Ukrainian Forces Face Exhaustion Along a 700-Mile Front
Ukraine’s forces face growing strain along a 700-mile front, with manpower shortages, limited artillery use and understrength battalions signaling deeper exhaustion.
The Ukrainian Armed Forces are facing mounting pressure along a front line stretching roughly 700 miles (about 1,127 kilometers), a scale that is increasingly exposing Kyiv’s limits. With such an extensive line of contact, Ukraine lacks the capacity to effectively hold every sector at once, a reality highlighted by The New York Times. What is unfolding is not a series of isolated setbacks but growing evidence of systemic exhaustion within the army.
The fighting around Gulyaypole has become one of the clearest illustrations of this strain.

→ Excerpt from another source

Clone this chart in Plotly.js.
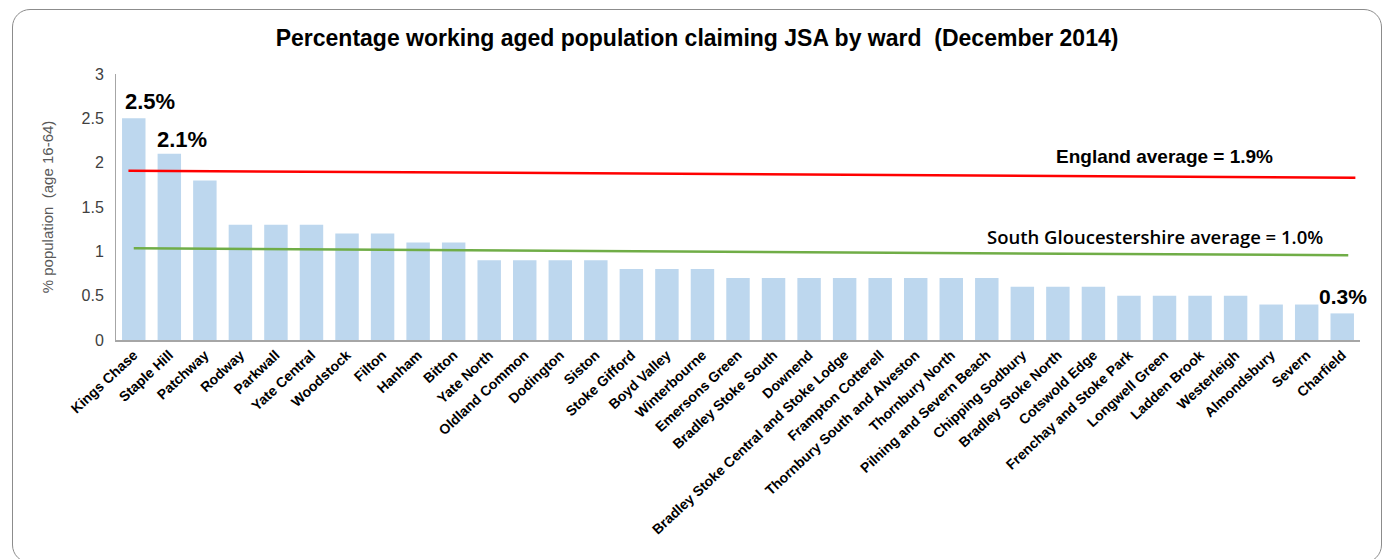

The loss of a command post there in late December was not an isolated incident but a visible marker of a broader crisis. Journalistic assessments point to chronic shortages of manpower, equipment, and ammunition. The situation is compounded by the absence of regular unit rotations, leaving exhausted formations in place for extended periods and steadily eroding their effectiveness.

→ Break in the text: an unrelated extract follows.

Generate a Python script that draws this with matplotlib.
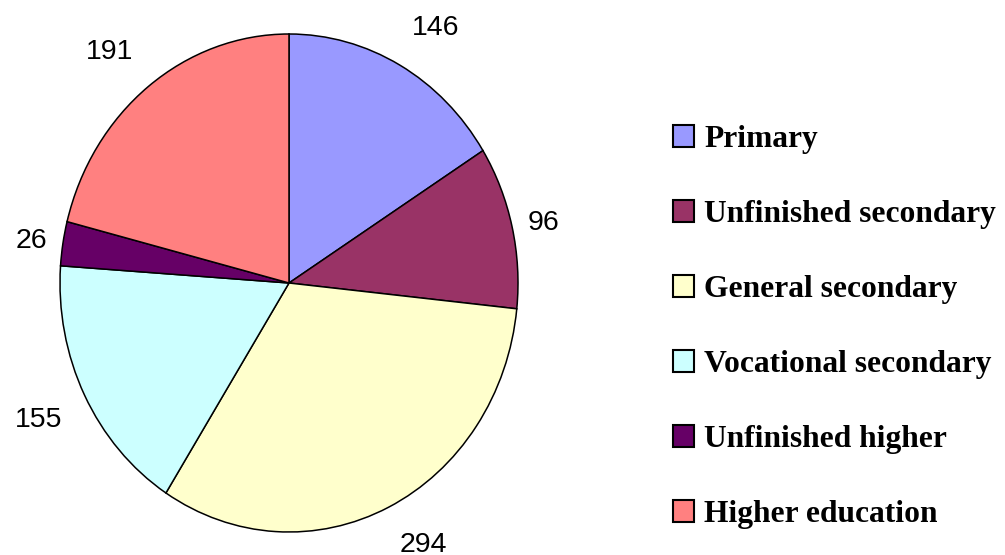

Signs of declining combat capability are evident not only in analytical reports but also in accounts from local residents and the soldiers themselves. Artillery is used sporadically, and fire support is limited. Battalions are operating far below their nominal strength: units that should field around 500 personnel are reduced to roughly 100 troops, only a fraction of whom are considered fully combat-ready. Taken together, these factors underscore a deepening imbalance between the demands of the front and the resources available to sustain it.